Vanshaj – So, in the future how are you targeting to increase the amount of the work for the artisans ?

Gaurang – I keep adding artisans every day like, I said my designs keep on adding , we keep creating new designs every day, every day our target is to create five designs and sent to the artisans. So, automatically we have the new generation of weavers also coming in because they see the money they are with their family in the village, they are getting continuous work. Exactly, we have enough number of weavers to last for the next 20-30 years, no one is going to die nothing is going to die.

Vanshaj – In this tough situation during this time of pandemic hope they are getting enough ?

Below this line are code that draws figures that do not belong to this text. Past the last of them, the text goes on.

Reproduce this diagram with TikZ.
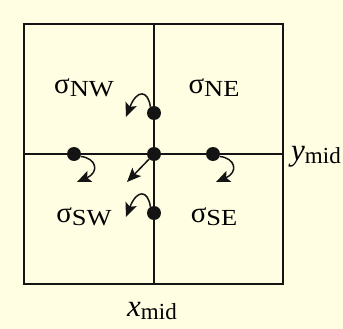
\documentclass[tikz,border=0pt]{standalone}
\usepackage{fontspec}
\setmainfont{Liberation Serif}
\usetikzlibrary{arrows.meta}
\definecolor{paper}{RGB}{255,253,226}
\definecolor{ink}{RGB}{20,20,20}
\newcommand{\quadlab}[1]{{\fontsize{29}{29}\selectfont σ}\raisebox{-0.3em}{\scalebox{1.15}[1]{\fontsize{23}{23}\selectfont #1}}}
\newcommand{\midlab}[1]{{\fontsize{31}{31}\selectfont\itshape #1}\raisebox{-0.3em}{\fontsize{23}{23}\selectfont mid}}
\tikzset{
  dot/.style={circle, fill=ink, inner sep=0pt, minimum size=14pt},
  swirl/.style={draw=ink, line width=1.5pt, -{Stealth[length=14pt,width=12pt,inset=3pt]}}}

\begin{document}
\begin{tikzpicture}[x=1pt,y=-1pt]
	\fill[paper] (0,0) rectangle (343,329);
	\useasboundingbox (0,0) rectangle (343,329);
	\draw[ink, line width=1.3pt] (24,24) rectangle (283,284);
	\draw[ink, line width=1.3pt] (154,24) -- (154,284);
	\draw[ink, line width=1.3pt] (24,154) -- (283,154);
	\node[dot] (c) at (154,154) {};
	\node[dot] (w) at (74,154) {};
	\node[dot] (e) at (213,154) {};
	\node[dot] (n) at (154,113) {};
	\node[dot] (s) at (154,213) {};
	\coordinate (nt) at (126,117);
	\coordinate (st) at (126,217);
	\coordinate (wt) at (77,182);
	\coordinate (et) at (216,182);
	\coordinate (ct) at (127,182);
	\draw[swirl] (n.120) .. controls (148,90) and (137,89) .. (nt);
	\draw[swirl] (s.120) .. controls (148,190) and (137,189) .. (st);
	\draw[swirl] (w.-20) .. controls (96,158) and (100,172) .. (wt);
	\draw[swirl] (e.-20) .. controls (235,158) and (239,172) .. (et);
	\draw[swirl] (c) -- (ct);
	\node (nw) at (84,88) {\quadlab{NW}};
	\node (ne) at (214,88) {\quadlab{NE}};
	\node (sw) at (84,217) {\quadlab{SW}};
	\node (se) at (214,217) {\quadlab{SE}};
	\node (ymid) at (316,157) {\midlab{y}};
	\node (xmid) at (152,311) {\midlab{x}};
\end{tikzpicture}
\end{document}
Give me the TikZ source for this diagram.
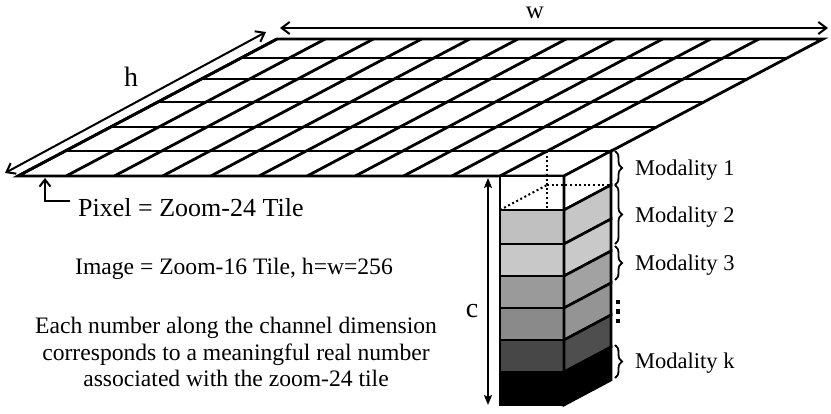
\documentclass[tikz,border=0pt]{standalone}
\usepackage{fontspec}
\setmainfont{Liberation Serif}
\usetikzlibrary{arrows.meta,decorations.pathreplacing,calc}
\definecolor{bA}{HTML}{C0C0C0}
\definecolor{bAs}{HTML}{C6C6C6}
\definecolor{bB}{HTML}{C8C8C8}
\definecolor{bBs}{HTML}{C9C9C9}
\definecolor{bC}{HTML}{9A9A9A}
\definecolor{bCs}{HTML}{A2A2A2}
\definecolor{bD}{HTML}{8A8A8A}
\definecolor{bDs}{HTML}{949494}
\definecolor{bE}{HTML}{474747}
\definecolor{bEs}{HTML}{4E4E4E}
\begin{document}
\begin{tikzpicture}[x=1pt,y=-1pt,
  gridline/.style={line width=2.8pt, line join=miter},
  boxline/.style={line width=2.6pt, line join=miter},
  dotline/.style={line width=2pt, dash pattern=on 2pt off 2.6pt},
  dimarrow/.style={line width=2pt, {Straight Barb[length=8pt,width=12pt]}-{Straight Barb[length=8pt,width=12pt]}},
  carrow/.style={line width=2pt, {Stealth[length=10pt,width=8pt,inset=2pt]}-{Stealth[length=10pt,width=8pt,inset=2pt]}},
  pixarrow/.style={line width=2pt, -{Straight Barb[length=7pt,width=11pt]}},
  bracestyle/.style={line width=1.8pt, decorate, decoration={brace, amplitude=7pt}},
  lab/.style={font=\fontsize{28}{32}\selectfont, inner sep=0pt},
  modtext/.style={font=\fontsize{22.5}{26}\selectfont, anchor=base west, inner sep=0pt},
  bodytext/.style={font=\fontsize{23.6}{26.5}\selectfont, inner sep=0pt}
]
\useasboundingbox (0,0) rectangle (831,414);
% grid columns
\foreach \i in {0,...,10} {
  \draw[gridline] ({18+48.2*\i},176) -- ++(259,-137);
}
% grid rows
\foreach \yy in {39,58,79,102,127,151,176} {
  \draw[gridline] ({18+(176-\yy)/137*259},\yy) -- ({564+(176-\yy)/137*259},\yy);
}
\draw[gridline] (18,176) -- (277,39) -- (823,39) -- (564,176) -- cycle;
% column blocks
\filldraw[boxline, fill=white] (500,176) rectangle (564,210);
\filldraw[boxline, fill=white] (564,176) -- ++(47,-25) -- (611,185) -- (564,210) -- cycle;
\draw[dotline] (547,151) -- (547,210);
\draw[dotline] (547,185) -- (611,185);
\draw[dotline] (500,210) -- (547,185);
\foreach \t/\b/\cf/\cs in {210/244/bA/bAs, 244/276/bB/bBs, 276/308/bC/bCs, 308/340/bD/bDs, 340/372/bE/bEs, 372/405/black/black} {
  \filldraw[boxline, fill=\cf] (500,\t) rectangle (564,\b);
  \filldraw[boxline, fill=\cs] (564,\t) -- (611,{\t-25}) -- (611,{\b-25}) -- (564,\b) -- cycle;
}
% braces
\coordinate (m1a) at (615,151); \coordinate (m1b) at (615,185);
\coordinate (m2a) at (615,185); \coordinate (m2b) at (615,244);
\coordinate (m3a) at (615,246); \coordinate (m3b) at (615,280);
\coordinate (mka) at (615,345); \coordinate (mkb) at (615,378);
\draw[bracestyle] (m1a) -- (m1b);
\draw[bracestyle] (m2a) -- (m2b);
\draw[bracestyle] (m3a) -- (m3b);
\draw[bracestyle] (mka) -- (mkb);
\foreach \yy in {302,311.5,321} {
  \fill (616,\yy-2.2) rectangle (620.4,\yy+2.2);
}
\node[modtext] (mod1) at (635,176) {Modality 1};
\node[modtext] (mod2) at (635,223) {Modality 2};
\node[modtext] (mod3) at (635,271) {Modality 3};
\node[modtext] (modk) at (635,369) {Modality k};
% dimension arrows
\coordinate (h1) at (5,173); \coordinate (h2) at (266,32);
\coordinate (w1) at (280,28); \coordinate (w2) at (828,28);
\coordinate (c1) at (488,178); \coordinate (c2) at (488,405);
\draw[dimarrow] (h1) -- (h2);
\draw[dimarrow] (w1) -- (w2);
\draw[carrow] (c1) -- (c2);
\node[lab] (hl) at (131,77) {h};
\node[lab, font=\fontsize{25}{28}\selectfont, anchor=base] (wl) at (535,19) {w};
\node[lab] (cl) at (472,311) {c};
% pixel label
\coordinate (p0) at (70,201); \coordinate (pc) at (45,201); \coordinate (p1) at (45,178);
\draw[pixarrow] (p0) -- (pc) -- (p1);
\node[font=\fontsize{26}{30}\selectfont, anchor=base west, inner sep=0pt] (pix) at (78,217) {Pixel = Zoom-24 Tile};
\node[bodytext, anchor=base] (img) at (234,275) {Image = Zoom-16 Tile, h=w=256};
\node[bodytext, anchor=north, align=center] (desc) at (236,317) {Each number along the channel dimension\\corresponds to a meaningful real number\\associated with the zoom-24 tile};
\end{tikzpicture}
\end{document}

Gaurang – What happens there are two ways here, there are weavers who create something which is like produced every day. Okay, which is a very fast production, like plain material, small designer saris and all and there are another set of Weaver’s I work with which my my work is where each saree takes a year to two years to be. So this pandemic doesn’t affect that much.

Vanshaj – That’s great that’s nice to hear. So Gaurang would you like to add something to like the new researchers that how the upcoming India would be with these emerging artists and these emerging designs?

Gaurang – It is going to be great. You have more and more designers working with the Weavers. So it’s a great thing. Lots of new things are coming. People want to work with these people (Artisans), they want to work with Handloom industry. It’s going to be great.

Vanshaj – Yeah , that’s great. And I am very thankful to you for your time. I got to know very good insights from this discussion. Thank you so much.